In the last post, we discussed the importance of reading to your child (beginning at infancy), asking questions during reading, and being an example by reading in front of your child. This week we’ll focus on a few more specific strategies to implement with your child. As I emphasized in my last post, make sure your child is ready, is exhibiting interest in these reading-related activities, and remember to never force it. Your child will become resentful of reading if he gets frustrated, so try to stay positive and make reading enjoyable and exciting!
Identify letters in natural settings
Before our boys were born, we painted and hung large wooden letters spelling their name above the cribs as a decorative accent in their rooms. I would have never guessed that those wooden letters would have such a learning incentive for Big Brother! Around age 2.5, he began asking what letters were above his name. That’s honestly how he learned to spell his name…and he can spell his brother’s name too because he has taken an interest in his letters as well. In technical terms, this is called “environmental print” and includes all of the print we are surrounded by–fast food signs, labels, traffic signs, clothing, magazines, etc.
Often times, we want to force our children to learn letter names by a certain age. We buy flashcards or DVDs claiming to teach our children their letters. We drill our 2-year old over and over for minutes on end. Don’t buy into this…allow your kid to be a kid and take advantage of the “teachable moments” as they come along! Children’s minds are like sponges and are certainly capable of memorizing the alphabet from drilling, but that’s not the most effective method that will produce the best long-term results. Your child will be curious about the print he sees around him and will ask questions. That’s your chance to jump in with a practical application that actually has real meaning and significance to your child.
Don’t misunderstand me and think that I don’t think learning the alphabet is important. It is certainly important…but the method in which we teach them is even more important! Always keep in mind that our ultimate goal is to foster a lifelong learner who loves to read, not a child who has simply memorized without any significance.
Incorporate multiple domains of development
Children learn best when multiple senses or areas of development are included. That’s why hands-on learning produces longer retention and more meaningful application. Once your child has shown an interest in letters and you have already begun to utilize natural settings for identifying those letters, begin implementing activities that incorporate as many senses as possible. Keep in mind that learning letter names isn’t nearly as important as learning their sounds!

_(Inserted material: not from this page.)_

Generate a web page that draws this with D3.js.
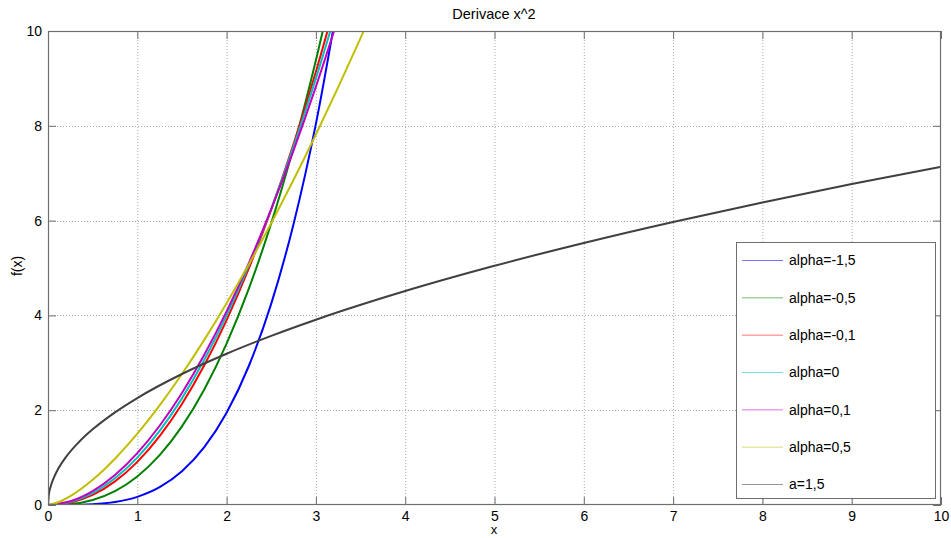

There are a plethora of ways to incorporate multiple domains of development in regards to letter recognition and early-reading skills. Alphabet crafts allow your child to learn the shape of a letter along with an association of the sound it makes all the while utilizing fine motor skills in the process of cutting, gluing, and creating! Playing games that involve gross motor skills (like tossing beanbags on the appropriate letter) are also wonderful ways to include movement. Of course, every child loves songs and rhymes! Take an inventory of your child’s strengths and areas of interest and target activities to fit them!
Classify the Genre
Once your child is around 5 and can recognize the difference between real and make-believe, I would suggest starting to help your child understand various genres of books during your reading time together. This might seem complicated, but it’s really not. There are around 5 different genres of children’s books that I would encourage you to point out to your little one. Of course you can use the term “type” rather than “genre” if that is easier to remember.
- Nonfiction (real stories or facts about animals, places, people, etc)
- Fantasy (make-believe, can’t happen in real life because of magic, talking animals, etc)
- Realistic Fiction (a made-up story, but it could technically happen in real life because the characters and situations are believable)
- Alphabet Books
- Song Books
The reason for this relates right back to our discussion on comprehension in Part 1. When children classify a book into a certain genre, they have to first summarize the book in their head and recall details. Then they have to use that information to decide which type of genre that particular books fits into. Finally, your child will be recalling details from other books in the same genre, making connections between the two. This simple activity that might take 5-10 seconds of your time after reading a book but it certainly packs a punch of thought and processing in that young brain!
Also, it’s important to note that not all books will fit into one of these genres, especially books that are considered “phonics readers.” I would suggest that you do this exercise only with high-quality children’s literature, not with books that are attempting to get your child to “sound-out” on their own. Most picture books found in children’s libraries will fit into one of these genres.
Remember, our goal is for our children to learn to comprehend what they’re reading…otherwise reading will honestly do them little good. When we encourage our children to think about and process the book we’ve just read together, we are inadvertently modeling what we hope they’ll one day do independently!